Con esta predisposición inicié esta campaña presidencial, pero algunos planteamientos de su programa de gobierno me convencieron de no acompañar esa aspiración, ni si quiera, por descarte. Esos puntos son aún tema de debate y alimentan los sentimientos de incertidumbre, miedo y angustia de un importante sector de la población colombiana. Por mencionar algunos: la independencia del Banco de la República, la financiación vía reforma tributaria de un programa de gobierno ambicioso, pero sin piso presupuestal y la transformación de los sistemas de salud y pensión. Temas fundamentales que el nuevo presidente deberá dar respuestas que tranquilicen al país y al tiempo, generen las transformaciones que prometió.
A pesar de todo eso, su candidatura generó una emoción colectiva sin precedentes recientes en gran parte del país. Coleccionó, durante su campaña, guiños con mucho significado para la construcción de un nuevo relato para Colombia y estos edificaron lo que sería un discurso de victoria muy emotivo: la presencia y representación de la población negra a su lado, el énfasis en a las luchas feministas y juveniles, la aparición de Mockus, el micrófono cedido a la mamá de Dilan Cruz, la defensa del proceso de paz y el constante llamado a la unidad del país, invitando incluso, a sus contendores. El registro en redes sociales de ese discurso fue acompañado con vídeos de pueblos enteros bailando, jóvenes festejando, hombres y mujeres llorando, un vibrante momento que recogió el sentimiento de esperanza y felicidad de quienes ven en él, el símbolo del cambio.

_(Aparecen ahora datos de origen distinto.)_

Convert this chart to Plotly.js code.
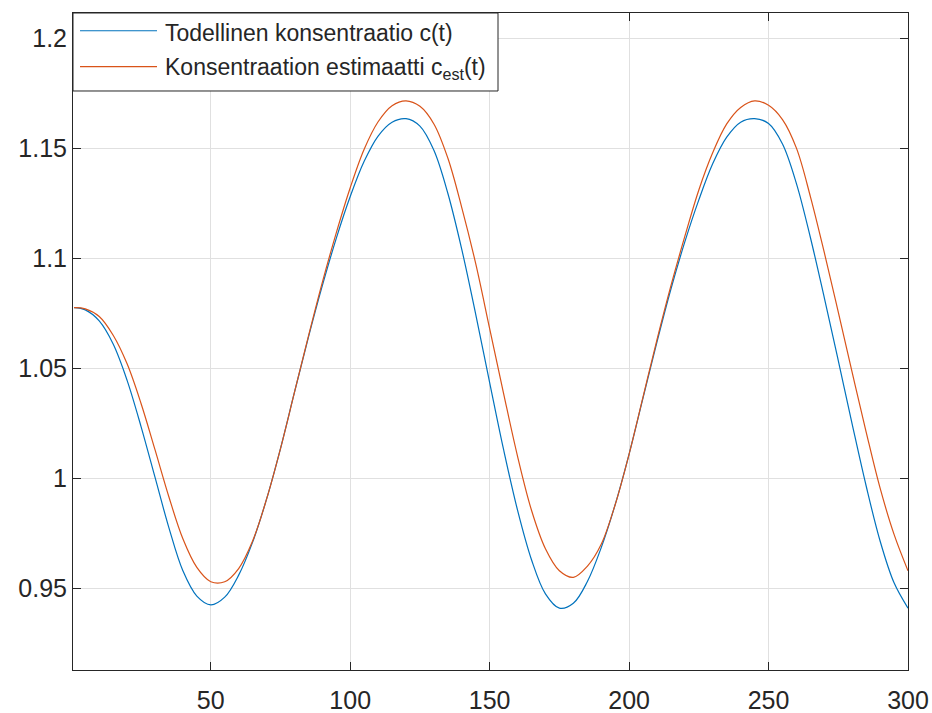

He decidido respetar eso, y guardar en el fondo, un poquito de esa esperanza de que las cosas pueden mejorar.
¿Y ahora qué va a pasar? Después de transitar por las sensaciones de desconfianza, miedo, incertidumbre, angustia, emoción y un poquito de esperanza, quiero abrazar a la sensación de calma que trae consigo la expectativa libre de cualquier sensación pasada. Una expectativa que me permita observar su gobierno, ser crítico y vigilante de él y acompañar y contribuir en los aspectos que pueden transformar para bien al país. Con esto no redimido las dudas que me generan su gobierno, pero si me dispone a escuchar y observar sin miedo, angustia o excesivo entusiasmo a una propuesta política que se ha basado en exacerbar las emociones de la gente y que ahora, le tocará gobernar con ellas.